• Soccer without Borders

In the Huddle: An Inside Look at SWB’s Coach Foundations Training



For the first time in nearly three years, Soccer Without Borders (SWB) brought together 20 full-time staff members from around the United States to participate in-person in Coach Foundations, a three-day intensive, hands-on training designed to set up our coaches for success in ensuring that every SWB participant we coach has the opportunity to reach their full potential.


Hosted by our Colorado Hub, the training provided coaches from a variety of backgrounds, experience levels, and expertise with the in-depth knowledge and practical skills needed to understand the SWB methodology, team culture, skill-building, and their own coaching style.

Coaches from Baltimore, Colorado, and Oakland participate in an experiential learning activity.

At SWB, we believe every day is a new opportunity to learn. This is why self-reflection plays an integral role in our coach training strategies. What went well? What could have been done differently? What did I forget? Who or what needs some additional attention? Our coaching tool, the FAMILY Framework, provides a platform for coaches to turn every game day and practice sessions into a chance to hone their coaching craft. Not only did Coach Foundations introduce coaches to this practical tool to track their learning during the 3-day training, but it also prepared them to implement the practice into their day-to-day work at their home hub.


During their time at our Greeley, CO site, coaches were immersed in practical and theoretical training sessions which included everything from how to plan a complete season to behavior management techniques for supporting dysregulated youth. Some sessions took place in a classroom setting, encouraging discussion between coaches who work in different contexts. Others took place out on the field giving coaches the opportunity to implement their classroom learnings with youth from the local community.


SWB Hubs across the USA serve newcomer refugee and immigrant youth. This year alone, our teams will welcome youth participants from over 60 countries of origin who speak more than 40 languages. Some are playing soccer for the first time, some have a long-standing love of the game. A traditional soccer team may aim to limit or homogenize their teams by experience, skill level, or language, strategies that may benefit soccer skill development and winning games. One consequence of this traditional method is that, due to a lack of resources or other barriers, many youth will inevitably be excluded from participating. Another is that it can limit diversity of perspectives within a team. At SWB, our priorities are different. We aim to remove barriers to ensure that everyone has the opportunity to play, to learn, and to grow, and to maximize opportunities to build friendships across cultures and practice empathy.

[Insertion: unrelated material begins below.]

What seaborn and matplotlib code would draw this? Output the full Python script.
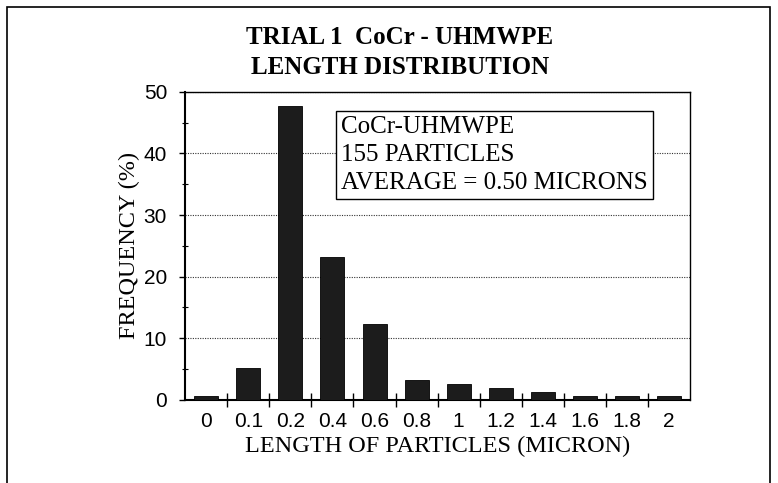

From day one at Coach Foundations, our coaches start to sharpen their lenses in four areas: Sport and Health, Youth Development, Access and Inclusion, and Healing-Centered. Coaches make thousands of decisions, big and small, every season. Each of these lenses, anchored in research, give coaches a framework from which to make daily decisions about what to prioritize, how to respond to difficult circumstances, and how to build meaningful relationships.

While not out on the pitch, our coaches participated in some important training sessions in the classroom.

A whole person approach is one of our core values that guides everything we do at SWB. While the main focus of any training is to learn, another top priority of coaches' time together at Coach Foundations was to begin to build a sense of true camaraderie and teamwork. Three full days together meant that meals were shared, ping-pong battles were had, and some quality down time was enjoyed together.


On the final evening before our coaches headed back home to begin implementing their newfound knowledge and techniques, the training was capped off with a friendly Dutch-style soccer tournament alongside the local SWB community. Volunteers, program alumni, and former staff members gathered to send off the crew with this fun and friendly competition.


“My biggest takeaway was structuring practices,” recalls SWB alumnae and Coach Mentor Brenda Arevao, “I’ve already used a lot of my Colorado training in my everyday coaching routine. I feel confident in making practices and now use many of the lenses when planning them.”